Goal

code

It is a common trend in machine learning competitions to train many models and then combine these models using an ensemble approach. This model could be very big and can cause inference to be very slow. Can we somehow transfer all the knowledge learned by this big model to a smaller network? The answer to this question is yes. In this post, we will learn about the work of Geoffrey Hinton where he distills the knowledge of a big cumbersome neural network into a smaller and more manageable network.

How do we transfer the knowledge of the ensemble model to a smaller network?

The trick is to train the smaller model on the probabilities of the ensemble model. Assume that you have a big ensemble model as shown below.

If it is a classification problem, your targets are usually one-hot representation of labels. To train a smaller network that performs as good as the ensemble network, we need to train the smaller network on the output of ensemble. The following figure gives a demonstration of this training procedure.
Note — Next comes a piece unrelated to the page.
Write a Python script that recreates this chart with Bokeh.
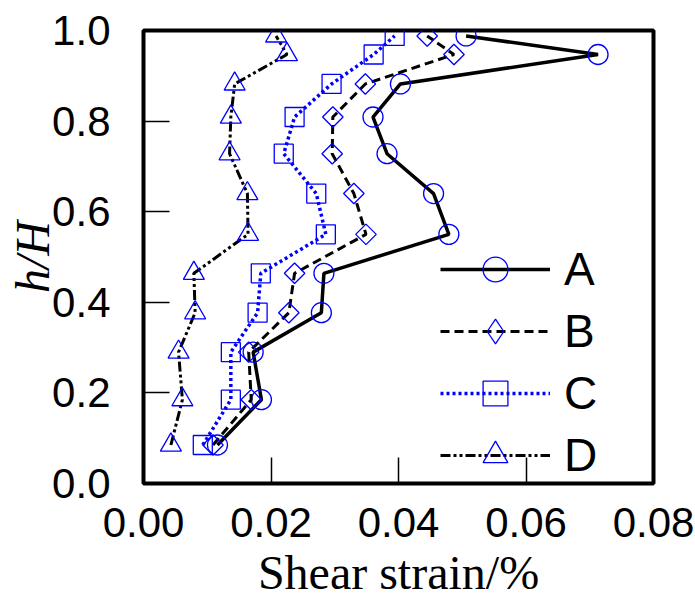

The training procedure for the smaller network consists of two steps:

1. Train on the probabilities of ensemble model with a high temperature \(T\) as shown in the following figure. A natural question comes is why are we using a high temperature for getting the probabilities? The answer lies in the fact that the relative probabilities between classes contains useful information for training. However, these relative probabilities are highly skewed. A high temperature helps in reflecting these relative probabilities more prominently. To understand it, consider the following example: As you can see in the above figure, we are trying to infer the class type of an image by the ensemble model. The input to the ensemble model is an image of a dog. The ensemble model correctly gives high logit values for the class dog and low logit values for the class cat and the class tree. Moreover, there is lot of information in the logit values of other classes. The logit values of cat is higher than the logit values of tree. This implies that the ensemble model is more likely confuse a dog with a cat than a tree. This is a valuable information and this information is utilized by the distilling trick of Geoffrey Hinton. Note that, when we apply the softmax operation on these logit values, we get very low probabilities for classes cat and tree. These probabilities are so small that their contribution into the loss function is negligible. Therefore, we increase the temperature of the softmax operation to make the probabilities of other classes higher to have them a significant contribution into the loss function.

2. Also use the actual targets to update the smaller model. This is an empirical choice. The authors find that using hard targets along with the soft targets helps in getting better results.

Experiment

Data

I am using MNIST data. The MNIST data consists of images of digit between \(0\) and \(9\). There are \(60000\) training data and \(10000\) testing data.

Methodology

1. I train a big neural network (two hidden units each having 1200 neurons) with dropout.
2. Dropout is another way of creating an ensemble model.
3. I followed all the tricks mentioned in the paper to get the same exact numbers mentioned in the paper. You can find the details of my work here.
4. I train a small neural network model (two hidden units each having 800 neurons) without any regularization.
5. I show that this small neural network trained with class labels get low accuracy.
6. I show that when this small neural network is trained with soft targets (probabilities generated by the ensemble network), it achieves the better accuracy.

   Results

7. The ensemble network misclassified \(101\) examples.
8. The small network with hard-update (using the labels) misclassified \(196\) examples.
9. The distilled network misclassified \(137\) examples.

Observations:

1. The distill network does not require any regularization. Probabilities from the ensemble network in itself is a very good regularizer.
2. The small network with hard update require early-stopping to stop the deterioration of the accuracy.